FSI CEO Dale Brown says his group continues to meet with the Department of Labor and other administration officials, and that he remains hopeful that the agency will address some of the industry's principal complaints about the preliminary proposal before advancing a final rule.
"All of the meetings and conversations that we've had with the Department of Labor and the administration have been positive and constructive," Brown told reporters. "We leave those meetings confident that they're listening, and yes, we take Secretary Perez at his word that they're going to listen to all the input and work toward a final rule that's workable."
Brown chooses the word "workable" deliberately. FSI has lately been circulating a document on Capitol Hill outlining its objections to the Labor Department's proposal, bending its talking points into the acronym U.N.W.O.R.K.A.B.L.E.
Brown and David Bellaire, FSI's executive vice president and general counsel, outlined an array of issues they would like to see addressed in any revised rule, though they take pains to note that, as a starting point, FSI supports efforts to ensure investors receive high-quality advice, including a uniform fiduciary standard for brokers and advisors.
CONCERNS ABOUT CLIENT CONTRACTS
But whereas that precept would come from the SEC, the Department of Labor operates under a different and in some ways more stringent fiduciary statute: the 1974 Employee Retirement Income Security Act.
The Labor Department is seeking to clamp down on conflicts by expanding the definition of a fiduciary under ERISA to include a wide range of actors in the retirement space. If the proposal as written were to become the law of the land, critics say that essentially all retirement-related advice would be subject to the ERISA fiduciary standard, which would mean that common business models like commissions and revenue sharing would be permissible only if an advisor entered into a contractual relationship with a client ahead of time. That provision -- the so-called best interest contract exemption -- could have the perverse effect of driving away many prospective new clients, some argue, while compelling current clients to sign a contract to continue to receive advice.
"The bottom line is that nearly all retail financial advisors -- whether affiliated with a broker-dealer or investment advisor -- will fall under the definition," Bellaire says.
FSI is also warning about the new disclosures and compliance requirements the DoL's rule would entail, including information that advisors would have to include on their websites, cost disclosures projected out over years' time, and, perhaps most burdensome, the obligation to generate in machine-readable format every potential form of compensation that advisors could receive through the products they recommend.

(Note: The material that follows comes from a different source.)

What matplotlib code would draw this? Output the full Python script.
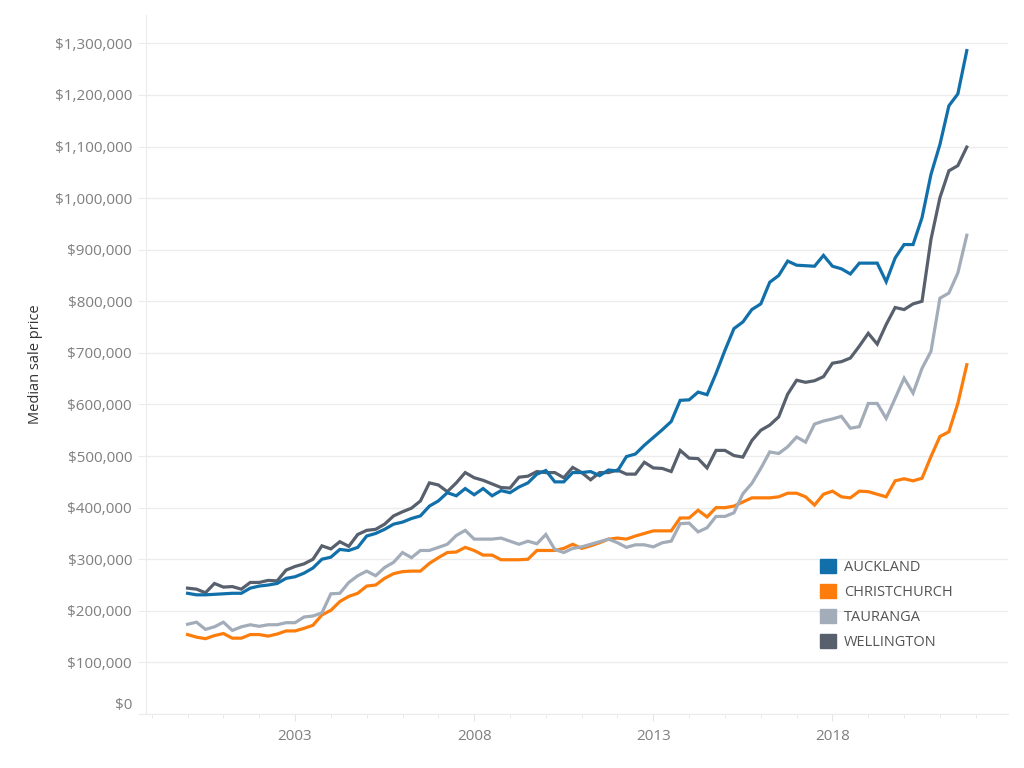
import numpy as np
import pandas as pd
import matplotlib
matplotlib.use("Agg")
from matplotlib import pyplot as plt
from matplotlib.patches import Patch
import matplotlib.transforms as mtransforms

# quarterly medians (in $k), 2000Q1 .. 2021Q4
quarters = pd.period_range("2000Q1", "2021Q4", freq="Q")
xq = quarters.year + (quarters.quarter - 1) / 4.0

auckland = [234, 231, 231, 232, 233, 234, 234, 244, 248, 250, 253, 263, 266, 273, 283, 300, 304, 319, 317,
            323, 345, 350, 358, 368, 372, 379, 384, 403, 413, 429, 423, 437, 425, 437, 423, 433, 429,
            440, 448, 465, 472, 450, 450, 468, 468, 470, 462, 473, 471, 499, 504, 521, 536, 551, 567,
            608, 609, 624, 619, 660, 705, 747, 760, 784, 795, 837, 850, 878, 870, 869, 868, 889, 868,
            863, 853, 874, 874, 874, 838, 884, 910, 910, 962, 1046, 1104, 1179, 1202, 1286]
christchurch = [154, 149, 146, 152, 156, 147, 147, 154, 154, 151, 155, 161, 161, 166, 172, 192, 201, 218, 228,
                234, 248, 250, 263, 272, 276, 277, 277, 292, 303, 313, 314, 323, 317, 308, 308, 299, 299,
                299, 300, 317, 317, 317, 321, 329, 321, 326, 332, 339, 341, 339, 345, 350, 355, 355, 355,
                380, 380, 395, 382, 400, 400, 403, 411, 419, 419, 419, 421, 428, 428, 421, 405, 426, 432,
                421, 419, 432, 431, 426, 421, 452, 456, 452, 457, 499, 538, 547, 602, 677]
tauranga = [174, 178, 164, 169, 178, 162, 169, 173, 170, 173, 173, 177, 177, 188, 190, 196, 233, 234, 255,
            268, 277, 268, 284, 294, 313, 303, 317, 317, 323, 329, 346, 356, 339, 339, 339, 341, 335,
            329, 335, 330, 348, 319, 313, 321, 324, 329, 334, 339, 332, 323, 328, 328, 324, 332, 335,
            369, 370, 353, 361, 383, 383, 390, 427, 447, 476, 508, 505, 518, 537, 527, 562, 568, 572,
            577, 554, 557, 602, 602, 573, 612, 651, 622, 670, 703, 806, 816, 855, 928]
wellington = [244, 242, 235, 253, 246, 247, 242, 255, 255, 259, 258, 279, 286, 291, 300, 326, 320, 334, 325,
              348, 356, 358, 368, 384, 392, 399, 413, 448, 444, 431, 448, 468, 458, 453, 446, 439, 438,
              459, 461, 470, 468, 468, 458, 478, 468, 454, 468, 468, 473, 465, 465, 488, 477, 476, 470,
              511, 496, 495, 477, 511, 511, 501, 498, 530, 550, 560, 576, 620, 647, 643, 646, 654, 680,
              683, 690, 713, 738, 717, 755, 788, 784, 795, 800, 920, 1001, 1053, 1063, 1099]

cities = ["AUCKLAND", "CHRISTCHURCH", "TAURANGA", "WELLINGTON"]
series = [auckland, christchurch, tauranga, wellington]
colors = ["#1170aa", "#fc7d0b", "#a3acb9", "#57606c"]

plt.rcParams["font.family"] = ["Open Sans", "DejaVu Sans"]

fig = plt.figure(figsize=(10.24, 7.68), dpi=100)
ax = fig.add_axes([146 / 1024, 1 - 714 / 768, (1008 - 146) / 1024, (714 - 15) / 768])

zs = [5, 2, 3, 4]
for name, vals, c, z in zip(cities, series, colors, zs):
    ax.plot(xq, np.array(vals) * 1000, color=c, lw=2.3, zorder=z, solid_joinstyle="miter")

ax.set_xlim(1998.84, 2022.9)
ax.set_ylim(0, 1355000)

yt = np.arange(0, 1300001, 100000)
ax.set_yticks(yt)
ax.set_yticklabels(["${:,.0f}".format(v) for v in yt])
ax.set_xticks([2003, 2008, 2013, 2018])
ax.set_xticks(np.arange(1999, 2023), minor=True)

ax.grid(axis="y", color="#ececec", lw=1)
ax.set_axisbelow(True)
for s in ["top", "right"]:
    ax.spines[s].set_visible(False)
ax.spines["left"].set_color("#ececec")
ax.spines["bottom"].set_color("#ececec")
ax.tick_params(axis="y", colors="#ececec", labelcolor="#7f7f7f", labelsize=11, length=6, pad=4)
ax.tick_params(axis="x", which="major", colors="#e6e6e6", labelcolor="#7f7f7f", labelsize=11, length=5, pad=6)
ax.tick_params(axis="x", which="minor", colors="#e6e6e6", length=3)

# $0 label sits a bit above its gridline, like the original
lab0 = ax.get_yticklabels()[0]
lab0.set_transform(lab0.get_transform() + mtransforms.ScaledTranslation(0, 0.1, fig.dpi_scale_trans))

ax.set_ylabel("Median sale price", color="#333333", fontsize=10.5)
ax.yaxis.set_label_coords(-0.119, 0.5)

handles = [Patch(facecolor=c, edgecolor=c) for c in colors]
leg = ax.legend(handles, cities, loc="upper left", bbox_to_anchor=(807 / 1024, 1 - 546 / 768),
                bbox_transform=fig.transFigure, frameon=False, fontsize=10.5,
                handlelength=1.1, handleheight=1.1, handletextpad=0.55, labelspacing=0.62)
for t in leg.get_texts():
    t.set_color("#555555")

fig.savefig("out.png", dpi=100)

"This is a hugely complex and costly undertaking that firms do not currently provide in any format," Bellaire says.
The Labor Department is accepting comments on its proposal through July 21, and is planning to hold a public hearing on the matter in August. At that point, the department will reopen the comment period for another month.
The question of conflicts is at the heart of the issue. Defenders of the Labor Department's rulemaking, among them Knut Rostad of the Institute for the Fiduciary Standard, question the sincerity of some industry groups when they profess support for the spirit of the proposal, while raising fierce opposition to the initiative since the department proposed a first draft in 2010.
"Complaining just doesn't cut it," Rostad writes in an email.
WHO’S BEST INTEREST?
After all, he argues, conflicted advice almost invariably runs counter to advice that's in the best interests of the client, so is it possible that the real fight is over preserving a business model that might be harmful to consumers?
"DoL's proposal can be improved -- no doubt -- with industry input," Rostad says. "Yet the overriding fact remains that overcoming harms of conflicted advice is hard work because conflicts contradict best-interest advice."